In an interview shortly before he passed away, Graham provided us with these words of wisdom:
“The main point is to have the right general principles and the character to stick to them.… The thing that I have been emphasizing in my own work for the last few years has been the group approach. To try to buy groups of stocks that meet some simple criterion for being undervalued—regardless of the industry and with very little attention to the individual company.… Imagine—there seems to be practically a foolproof way of getting good results out of common stock investment with a minimum of work. It seems too good to be true. But all I can tell you after 60 years of experience, it seems to stand up under any of the tests that I would make up.”
That interview took place thirty-five years ago. Yet we still have an opportunity to benefit from Graham’s sage advice today. I wish you all—the patience to succeed and the time to enjoy it. Good luck.
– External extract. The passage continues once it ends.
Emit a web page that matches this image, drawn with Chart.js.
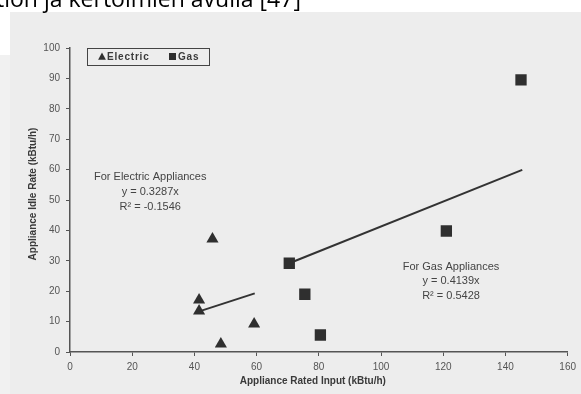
<!DOCTYPE html>
<html>
<head>
<meta charset="utf-8">
<script src="https://cdn.jsdelivr.net/npm/chart.js@4"></script>
<style>
  html, body { margin:0; padding:0; background:#ffffff; width:581px; height:394px; overflow:hidden; }
  #bg1 { position:absolute; left:10px; top:12px; right:0; bottom:0; background:#ededed; }
  #bg2 { position:absolute; left:0; top:55px; width:10px; bottom:0; background:#f1f1f1; }
  #c { position:absolute; left:0; top:0; }
</style>
</head>
<body>
<div id="bg1"></div>
<div id="bg2"></div>
<canvas id="c" width="581" height="394"></canvas>
<script>
// ---- data ----
const elecX = [41.5, 41.5, 45.8, 48.5, 59.2];
const elecY = [17.1, 13.5, 37.2, 2.6, 9.2];
const gasX = [70.5, 75.5, 80.5, 121, 145];
const gasY = [29.2, 19.0, 5.6, 39.8, 89.5];
const elecTrendX = [42.3, 59.4];
const elecTrendY = [13.6, 19.3];
const gasTrendX = [70.5, 145.4];
const gasTrendY = [29.2, 59.9];
const seriesNames = ['Electric', 'Gas'];
const elecNote = ['For Electric Appliances', 'y = 0.3287x', 'R\u00B2 = -0.1546'];
const gasNote = ['For Gas Appliances', 'y = 0.4139x', 'R\u00B2 = 0.5428'];
const xTitle = 'Appliance Rated Input (kBtu/h)';
const yTitle = 'Appliance Idle Rate (kBtu/h)';
const headerText = 'tion ja kertoimien avulla [47]';
const xTickMin = 0, xTickMax = 160, xTickStep = 20;
const yTickMin = 0, yTickMax = 100, yTickStep = 10;

const pts = (xs, ys) => xs.map((x, i) => ({x: x, y: ys[i]}));
const INK = '#2f2f2f';
const FONT = '"Liberation Sans", Arial, sans-serif';

function tri(ctx, x, y, r) {
  ctx.beginPath();
  ctx.moveTo(x, y - r);
  ctx.lineTo(x + r * 0.866, y + r * 0.6);
  ctx.lineTo(x - r * 0.866, y + r * 0.6);
  ctx.closePath();
  ctx.fill();
}

const extras = {
  id: 'extras',
  afterDraw(chart) {
    const ctx = chart.ctx;
    const xs = chart.scales.x, ys = chart.scales.y;
    const ca = chart.chartArea;
    ctx.save();
    // header text (cut at top)
    ctx.fillStyle = '#000';
    ctx.font = '23px "Open Sans", sans-serif';
    ctx.textAlign = 'left';
    ctx.textBaseline = 'alphabetic';
    ctx.fillText(headerText, -4, 7);

    // axis titles
    ctx.fillStyle = '#3a3a3a';
    ctx.font = 'bold 10px ' + FONT;
    ctx.textAlign = 'center';
    ctx.textBaseline = 'middle';
    ctx.fillText(xTitle, (ca.left + ca.right) / 2 - 6, 381);
    ctx.save();
    ctx.translate(33, 194);
    ctx.rotate(-Math.PI / 2);
    ctx.fillText(yTitle, 0, 0);
    ctx.restore();

    // legend
    const lx = ca.left + 17, ly = ca.top;
    ctx.strokeStyle = '#444';
    ctx.lineWidth = 1;
    ctx.strokeRect(lx + 0.5, ly + 0.5, 122, 17);
    ctx.fillStyle = INK;
    tri(ctx, lx + 15, ly + 9, 4.5);
    ctx.fillRect(lx + 82, ly + 5, 7, 7);
    ctx.fillStyle = '#3a3a3a';
    ctx.font = 'bold 10px ' + FONT;
    ctx.textAlign = 'left';
    ctx.textBaseline = 'middle';
    if ('letterSpacing' in ctx) ctx.letterSpacing = '0.8px';
    ctx.fillText(seriesNames[0], lx + 20, ly + 9.5);
    ctx.fillText(seriesNames[1], lx + 91, ly + 9.5);
    if ('letterSpacing' in ctx) ctx.letterSpacing = '0px';

    // annotations
    ctx.font = '11px ' + FONT;
    ctx.fillStyle = '#444';
    ctx.textAlign = 'center';
    const ex = xs.getPixelForValue(25.8), ey = ys.getPixelForValue(57.5);
    elecNote.forEach((t, i) => ctx.fillText(t, ex, ey + i * 15));
    const gx = xs.getPixelForValue(122.5), gy = ys.getPixelForValue(28);
    gasNote.forEach((t, i) => ctx.fillText(t, gx, gy + i * 14.5));
    ctx.restore();
  }
};

new Chart(document.getElementById('c'), {
  type: 'scatter',
  data: {
    datasets: [
      { label: seriesNames[0], data: pts(elecX, elecY), pointStyle: 'triangle', pointRadius: 7,
        backgroundColor: INK, borderColor: INK, borderWidth: 0, order: 1 },
      { label: seriesNames[1], data: pts(gasX, gasY), pointStyle: 'rect', pointRadius: 8,
        backgroundColor: INK, borderColor: INK, borderWidth: 0, order: 1 },
      { type: 'line', label: 'Electric trend', data: pts(elecTrendX, elecTrendY), showLine: true,
        borderColor: '#333', borderWidth: 2, pointRadius: 0, fill: false, order: 2 },
      { type: 'line', label: 'Gas trend', data: pts(gasTrendX, gasTrendY), showLine: true,
        borderColor: '#333', borderWidth: 2, pointRadius: 0, fill: false, order: 2 }
    ]
  },
  options: {
    responsive: false,
    animation: false,
    layout: { padding: { top: 48, right: 11, left: 0, bottom: 0 } },
    plugins: { legend: { display: false }, tooltip: { enabled: false } },
    scales: {
      x: {
        type: 'linear', min: xTickMin, max: xTickMax,
        ticks: { stepSize: xTickStep, color: '#555', font: { family: FONT, size: 10 }, padding: 5, maxRotation: 0 },
        grid: { display: true, drawOnChartArea: false, drawTicks: true, tickLength: 4, color: '#555' },
        border: { display: true, color: '#555', width: 1.5 },
        afterFit(s) { s.height = 42; }
      },
      y: {
        type: 'linear', min: yTickMin, max: yTickMax,
        ticks: { stepSize: yTickStep, color: '#555', font: { family: FONT, size: 10 }, padding: 6 },
        grid: { display: true, drawOnChartArea: false, drawTicks: true, tickLength: 4, color: '#555' },
        border: { display: true, color: '#555', width: 1.5 },
        afterFit(s) { s.width = 70; }
      }
    }
  },
  plugins: [extras]
});
</script>
</body>
</html>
Pick a number. What percentage of your assets do you feel comfortable investing in stocks? The important thing is to choose a portion of your assets to invest in the stock market—and stick with it! For most people, this number could be between 40 percent and 80 percent of investable assets, but each case is too individual to give a range that works for everyone. Whatever number you do choose, though, I can guarantee one thing: at some point you will regret your decision.
Being only human, when the market goes down you will regret putting so much into stocks. And if the value-weighted index goes down more than the market, you’ll regret it even more! If the market goes up, the opposite will happen—you’ll wonder why you were such a chicken in the first place. And at some point, if the popular market indexes outperform the value-weighted strategy for long enough, you’ll wonder why you listened to me at all! That’s just the way it is. (Actually, according to behavioral finance theory, that’s just the way you is!)
So here’s what we’re going to do. Against my better judgment, we’re going to give you some rope to play with. Once you pick your number, let’s say 60 percent in stocks, you can adjust your exposure up or down by 10 percent whenever you want. So you can go down to 50 percent invested in stocks and up to 70 percent, but that’s it. You can’t sell everything when things go against you, and you can’t jump in with both feet and invest 100 percent when everything is rocking and rolling your way. It’s not allowed! (In any event, doing this would put you in serious violation of Part B of our plan!)